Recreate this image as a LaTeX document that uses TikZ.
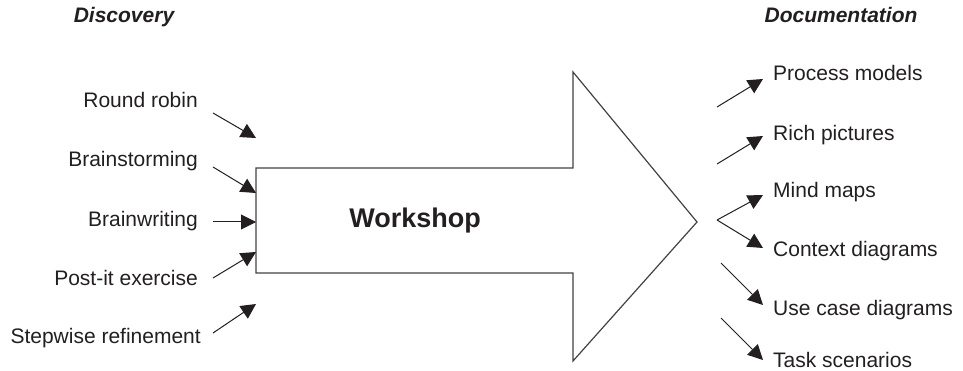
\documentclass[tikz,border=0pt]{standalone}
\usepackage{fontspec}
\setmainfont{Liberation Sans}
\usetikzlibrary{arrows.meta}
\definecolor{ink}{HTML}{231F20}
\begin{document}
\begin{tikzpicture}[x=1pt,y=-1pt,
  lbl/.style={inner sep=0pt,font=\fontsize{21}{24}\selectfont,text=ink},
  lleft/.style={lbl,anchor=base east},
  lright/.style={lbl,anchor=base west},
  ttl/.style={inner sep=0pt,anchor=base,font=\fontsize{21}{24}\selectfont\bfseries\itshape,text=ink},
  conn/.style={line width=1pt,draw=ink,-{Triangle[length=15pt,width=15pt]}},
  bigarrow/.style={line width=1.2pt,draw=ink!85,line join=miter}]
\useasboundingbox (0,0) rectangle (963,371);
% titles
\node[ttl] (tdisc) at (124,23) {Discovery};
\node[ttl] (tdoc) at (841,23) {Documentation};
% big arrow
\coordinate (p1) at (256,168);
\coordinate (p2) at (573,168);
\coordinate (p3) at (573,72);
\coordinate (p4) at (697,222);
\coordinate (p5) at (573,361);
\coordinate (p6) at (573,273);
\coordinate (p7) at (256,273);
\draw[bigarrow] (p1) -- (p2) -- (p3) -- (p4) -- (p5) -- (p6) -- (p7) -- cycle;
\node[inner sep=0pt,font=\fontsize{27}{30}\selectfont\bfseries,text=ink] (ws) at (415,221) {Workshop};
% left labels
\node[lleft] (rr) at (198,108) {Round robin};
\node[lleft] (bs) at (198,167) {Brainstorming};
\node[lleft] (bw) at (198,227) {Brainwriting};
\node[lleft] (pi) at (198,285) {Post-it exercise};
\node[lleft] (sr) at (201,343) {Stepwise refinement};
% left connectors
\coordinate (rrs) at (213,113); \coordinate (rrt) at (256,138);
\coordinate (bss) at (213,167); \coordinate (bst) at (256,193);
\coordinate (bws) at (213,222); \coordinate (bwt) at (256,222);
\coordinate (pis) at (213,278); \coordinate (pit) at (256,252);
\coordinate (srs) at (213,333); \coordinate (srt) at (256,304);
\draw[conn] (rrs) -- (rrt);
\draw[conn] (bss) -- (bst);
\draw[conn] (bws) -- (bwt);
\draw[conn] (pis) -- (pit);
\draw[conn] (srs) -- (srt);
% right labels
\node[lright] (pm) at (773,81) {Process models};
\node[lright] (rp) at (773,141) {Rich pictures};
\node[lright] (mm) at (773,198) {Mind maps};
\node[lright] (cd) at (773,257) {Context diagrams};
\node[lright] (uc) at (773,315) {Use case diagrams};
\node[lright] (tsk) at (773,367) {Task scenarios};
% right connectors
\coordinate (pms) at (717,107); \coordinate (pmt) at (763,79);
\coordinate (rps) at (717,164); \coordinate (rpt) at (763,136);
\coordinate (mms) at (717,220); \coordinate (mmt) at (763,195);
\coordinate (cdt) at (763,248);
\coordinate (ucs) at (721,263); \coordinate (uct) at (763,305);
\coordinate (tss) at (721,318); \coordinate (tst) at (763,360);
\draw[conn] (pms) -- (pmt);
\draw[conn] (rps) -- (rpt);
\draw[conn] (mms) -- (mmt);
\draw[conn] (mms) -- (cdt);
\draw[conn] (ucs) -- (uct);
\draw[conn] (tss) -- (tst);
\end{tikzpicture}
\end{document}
※
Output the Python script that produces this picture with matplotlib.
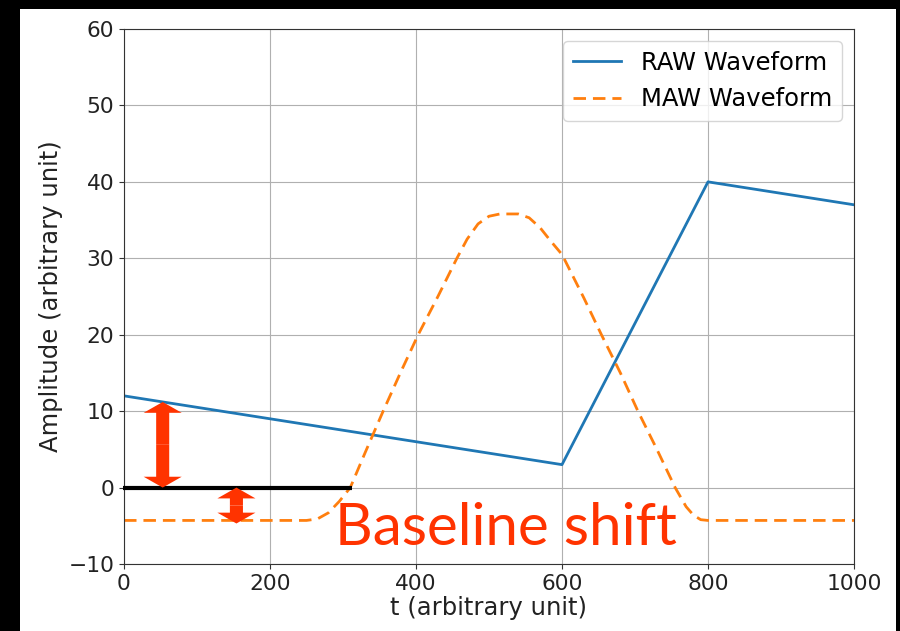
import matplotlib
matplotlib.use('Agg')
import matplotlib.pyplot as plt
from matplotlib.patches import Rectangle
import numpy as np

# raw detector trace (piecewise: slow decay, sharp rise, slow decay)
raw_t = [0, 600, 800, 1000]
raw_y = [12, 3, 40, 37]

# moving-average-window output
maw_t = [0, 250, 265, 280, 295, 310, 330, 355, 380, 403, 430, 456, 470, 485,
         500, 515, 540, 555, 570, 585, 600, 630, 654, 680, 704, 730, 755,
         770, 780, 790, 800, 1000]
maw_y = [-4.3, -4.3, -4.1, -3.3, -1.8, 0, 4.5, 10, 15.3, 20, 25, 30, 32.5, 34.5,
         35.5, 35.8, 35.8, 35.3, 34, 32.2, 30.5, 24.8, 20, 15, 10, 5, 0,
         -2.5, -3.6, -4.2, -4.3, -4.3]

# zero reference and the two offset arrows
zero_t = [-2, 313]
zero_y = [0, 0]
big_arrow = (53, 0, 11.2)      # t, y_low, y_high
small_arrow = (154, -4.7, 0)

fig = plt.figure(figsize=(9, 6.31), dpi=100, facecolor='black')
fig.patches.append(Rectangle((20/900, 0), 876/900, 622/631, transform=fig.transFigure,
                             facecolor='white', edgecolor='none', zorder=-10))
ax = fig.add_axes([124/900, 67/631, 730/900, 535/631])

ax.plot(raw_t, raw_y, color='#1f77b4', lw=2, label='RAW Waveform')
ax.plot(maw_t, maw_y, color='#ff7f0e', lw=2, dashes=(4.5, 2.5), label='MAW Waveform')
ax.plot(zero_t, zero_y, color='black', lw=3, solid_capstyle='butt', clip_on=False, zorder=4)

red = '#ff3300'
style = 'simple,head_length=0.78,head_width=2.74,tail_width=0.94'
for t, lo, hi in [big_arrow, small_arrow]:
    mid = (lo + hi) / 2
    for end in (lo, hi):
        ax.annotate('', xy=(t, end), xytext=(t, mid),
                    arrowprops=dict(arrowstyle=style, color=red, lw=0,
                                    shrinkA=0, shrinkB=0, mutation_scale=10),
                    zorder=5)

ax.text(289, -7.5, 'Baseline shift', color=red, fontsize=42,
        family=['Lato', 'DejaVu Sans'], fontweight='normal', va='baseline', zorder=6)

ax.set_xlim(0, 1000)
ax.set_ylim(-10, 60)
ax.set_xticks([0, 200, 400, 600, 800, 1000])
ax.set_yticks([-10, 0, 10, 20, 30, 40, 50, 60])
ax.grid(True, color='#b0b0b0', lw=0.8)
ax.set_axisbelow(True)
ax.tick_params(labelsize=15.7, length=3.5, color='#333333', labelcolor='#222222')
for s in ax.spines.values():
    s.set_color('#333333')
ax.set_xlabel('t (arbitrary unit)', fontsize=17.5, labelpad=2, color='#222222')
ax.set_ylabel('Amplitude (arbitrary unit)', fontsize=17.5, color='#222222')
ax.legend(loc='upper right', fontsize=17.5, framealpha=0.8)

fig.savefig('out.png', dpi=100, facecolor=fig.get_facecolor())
※
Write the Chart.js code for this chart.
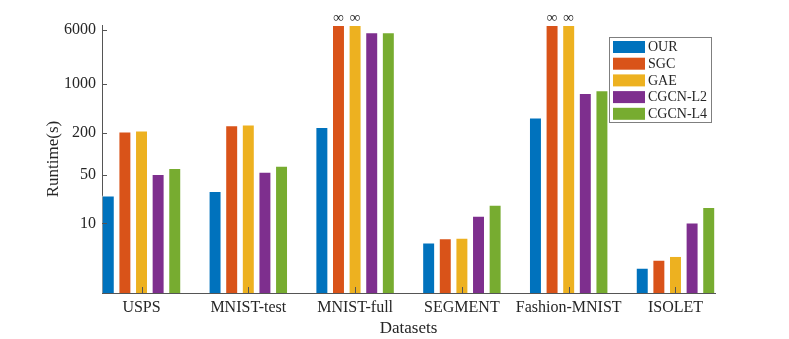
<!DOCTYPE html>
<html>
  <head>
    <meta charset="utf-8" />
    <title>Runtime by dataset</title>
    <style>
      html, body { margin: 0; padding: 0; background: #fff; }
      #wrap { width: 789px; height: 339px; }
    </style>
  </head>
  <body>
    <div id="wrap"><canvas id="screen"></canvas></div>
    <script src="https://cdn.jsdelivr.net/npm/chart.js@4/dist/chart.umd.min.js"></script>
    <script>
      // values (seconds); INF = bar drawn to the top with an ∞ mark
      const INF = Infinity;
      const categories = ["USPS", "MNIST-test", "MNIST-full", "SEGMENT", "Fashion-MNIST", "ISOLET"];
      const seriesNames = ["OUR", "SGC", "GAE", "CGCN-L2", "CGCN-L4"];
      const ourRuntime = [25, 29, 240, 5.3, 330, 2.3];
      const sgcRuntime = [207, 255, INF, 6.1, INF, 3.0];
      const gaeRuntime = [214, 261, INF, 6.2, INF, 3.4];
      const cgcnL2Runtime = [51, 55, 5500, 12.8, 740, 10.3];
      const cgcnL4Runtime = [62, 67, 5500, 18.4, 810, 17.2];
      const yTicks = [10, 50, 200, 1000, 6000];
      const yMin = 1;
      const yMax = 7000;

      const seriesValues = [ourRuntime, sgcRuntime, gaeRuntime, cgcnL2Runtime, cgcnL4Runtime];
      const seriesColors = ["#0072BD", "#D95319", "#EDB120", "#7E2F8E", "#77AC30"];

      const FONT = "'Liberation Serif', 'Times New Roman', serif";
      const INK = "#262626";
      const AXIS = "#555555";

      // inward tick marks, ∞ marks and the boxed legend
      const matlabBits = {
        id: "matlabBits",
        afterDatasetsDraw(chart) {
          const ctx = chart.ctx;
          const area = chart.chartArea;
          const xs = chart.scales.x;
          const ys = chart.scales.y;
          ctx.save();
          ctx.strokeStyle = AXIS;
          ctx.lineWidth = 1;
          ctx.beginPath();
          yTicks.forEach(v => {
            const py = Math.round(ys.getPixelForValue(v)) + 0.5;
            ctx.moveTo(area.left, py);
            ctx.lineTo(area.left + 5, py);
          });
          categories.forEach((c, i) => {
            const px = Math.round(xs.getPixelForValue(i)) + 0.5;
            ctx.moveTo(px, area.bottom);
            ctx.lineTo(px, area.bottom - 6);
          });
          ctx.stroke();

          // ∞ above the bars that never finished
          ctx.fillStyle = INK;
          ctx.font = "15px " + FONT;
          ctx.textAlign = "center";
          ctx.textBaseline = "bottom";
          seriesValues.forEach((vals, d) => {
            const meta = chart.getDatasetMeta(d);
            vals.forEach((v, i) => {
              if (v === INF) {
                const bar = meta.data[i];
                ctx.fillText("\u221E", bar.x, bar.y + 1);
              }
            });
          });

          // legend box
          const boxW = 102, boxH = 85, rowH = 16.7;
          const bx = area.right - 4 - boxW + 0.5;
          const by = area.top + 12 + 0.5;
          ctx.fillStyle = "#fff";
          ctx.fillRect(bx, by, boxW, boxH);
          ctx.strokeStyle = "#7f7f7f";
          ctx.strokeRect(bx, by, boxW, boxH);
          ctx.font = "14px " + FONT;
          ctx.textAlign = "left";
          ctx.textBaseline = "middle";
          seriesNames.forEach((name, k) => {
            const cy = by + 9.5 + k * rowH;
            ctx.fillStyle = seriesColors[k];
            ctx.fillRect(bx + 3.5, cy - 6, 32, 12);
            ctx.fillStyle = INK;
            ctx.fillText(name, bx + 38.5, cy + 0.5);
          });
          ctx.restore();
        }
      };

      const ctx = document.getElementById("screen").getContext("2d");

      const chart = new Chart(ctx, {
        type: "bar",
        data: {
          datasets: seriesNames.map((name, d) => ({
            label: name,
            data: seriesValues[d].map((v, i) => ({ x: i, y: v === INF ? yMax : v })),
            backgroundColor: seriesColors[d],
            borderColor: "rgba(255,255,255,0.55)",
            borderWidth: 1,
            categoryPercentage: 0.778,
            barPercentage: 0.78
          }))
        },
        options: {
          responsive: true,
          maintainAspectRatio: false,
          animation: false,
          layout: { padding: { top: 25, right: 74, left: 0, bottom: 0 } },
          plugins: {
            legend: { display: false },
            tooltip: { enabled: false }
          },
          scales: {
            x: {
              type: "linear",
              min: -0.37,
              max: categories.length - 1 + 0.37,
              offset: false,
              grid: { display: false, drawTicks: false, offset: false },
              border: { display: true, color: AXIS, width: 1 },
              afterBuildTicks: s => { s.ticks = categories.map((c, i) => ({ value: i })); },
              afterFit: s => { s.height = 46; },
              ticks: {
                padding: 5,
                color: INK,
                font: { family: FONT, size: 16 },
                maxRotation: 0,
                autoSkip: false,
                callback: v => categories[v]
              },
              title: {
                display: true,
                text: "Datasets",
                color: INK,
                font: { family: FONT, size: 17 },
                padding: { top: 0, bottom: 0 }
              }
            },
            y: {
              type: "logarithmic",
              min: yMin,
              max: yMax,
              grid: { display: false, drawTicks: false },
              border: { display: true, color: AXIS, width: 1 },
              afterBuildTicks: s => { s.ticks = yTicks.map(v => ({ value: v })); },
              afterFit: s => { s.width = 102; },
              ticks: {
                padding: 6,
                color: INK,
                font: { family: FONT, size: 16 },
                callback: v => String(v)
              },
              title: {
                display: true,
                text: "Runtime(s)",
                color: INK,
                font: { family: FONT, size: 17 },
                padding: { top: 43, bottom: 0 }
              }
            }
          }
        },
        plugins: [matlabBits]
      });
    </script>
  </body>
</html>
※
▸ The task
Give back, unchanged, each line from the one containing "Output the Python" through the one containing "import numpy as np". Pictures are to be left out.

▸ Response to this exercise
Output the Python script that produces this picture with matplotlib.
import matplotlib
matplotlib.use('Agg')
import matplotlib.pyplot as plt
from matplotlib.patches import Rectangle
import numpy as np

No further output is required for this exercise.